Volunteer enthusiasm and time given to community projects in Wellington is as strong as it’s ever been says Julie Thomson, manager of Volunteer Wellington’s member services, when responding to statistics presented this week by SEEK Volunteer. Our experience confirms Statistics NZ quarterly volunteering and donating indicators (Sept 2014 which is the latest release ) which state that the median hours volunteered per month has remained stable at around 10 hours over the last five years.
SEEK surveyed a number (1075) of ‘working’ Wellingtonians and found that 69% either ‘did not have time to volunteer’ or ‘didn’t know how to go about it.’
SEEK’s stats are an interesting revelation for Volunteer Wellington, she said.
‘Of the approximately 3000 volunteer seekers who come through our matching processes every year, those in the ‘working’ (meaning in full-time employment and part-time) category, have increased over the past few years and is currently nearly a third of our total volunteer seeker cohort.’
However there are many other sectors of the community not being considered in the SEEK research, said Ms Thomson. ‘Our volunteer placement picture “as a whole” is a very different scene from that painted by SEEK.
‘Annually we work with between 800 – 1000 employee volunteers who are matched with any one of our 400+ community organisation members to be connected with projects of interest. Last year 87 such projects took place ranging from physical work to skill based programmes and, with several of these employee volunteering teams, being involved on a weekly basis.’
Volunteer Wellington also works with more than 680 student volunteer seekers every year and around the same number of new migrants, she said.
‘Another very high number of volunteer seekers are unemployed and classified as job seekers or people in transition due to illness or disability. At any one time we have more than 500 active volunteer roles on our database. These have been sourced from our 400+ community organisation members and are across the spectrum of work possibilities.

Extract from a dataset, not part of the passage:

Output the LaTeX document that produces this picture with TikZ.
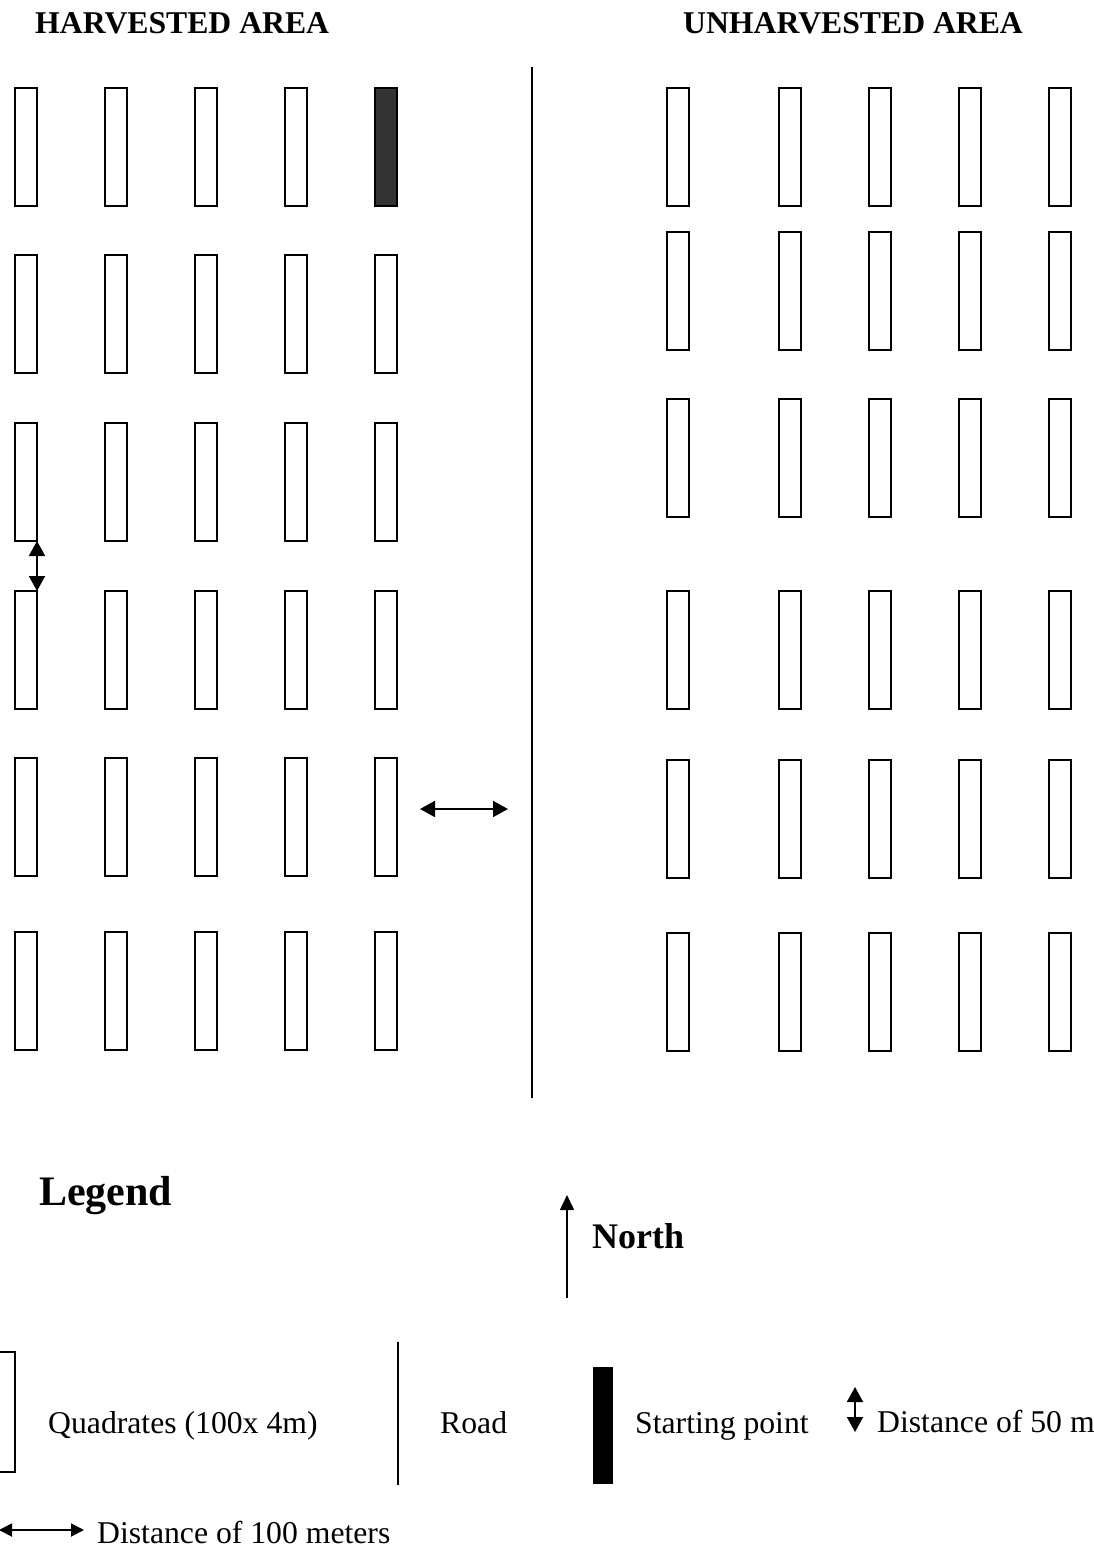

‘An important part of our service is to support our members to develop best practice in the management of volunteers – developing an effective volunteer programme, creating interesting, varied roles that are attractive, interesting, of value – and exciting. This ensures volunteers keep coming back’.
During the past year Volunteer Wellington’s successful placements in the community sector were almost 75%. ‘This is a significant number of new volunteers finding that they have got time; and that the experience of volunteering is beneficial both to themselves and the community with whom they are working.’
Continual promotion was another important service provided by Volunteer Wellington. “Yes we do have to keep telling our story – being out there. Otherwise people won’t know how to go about finding the right place to volunteer for them.
‘So we go to university expos, give seminars and we give regular talks to widely different groups. There is always enthusiasm and interest once people are aware of the diversity and options that make the community sector so vibrant.’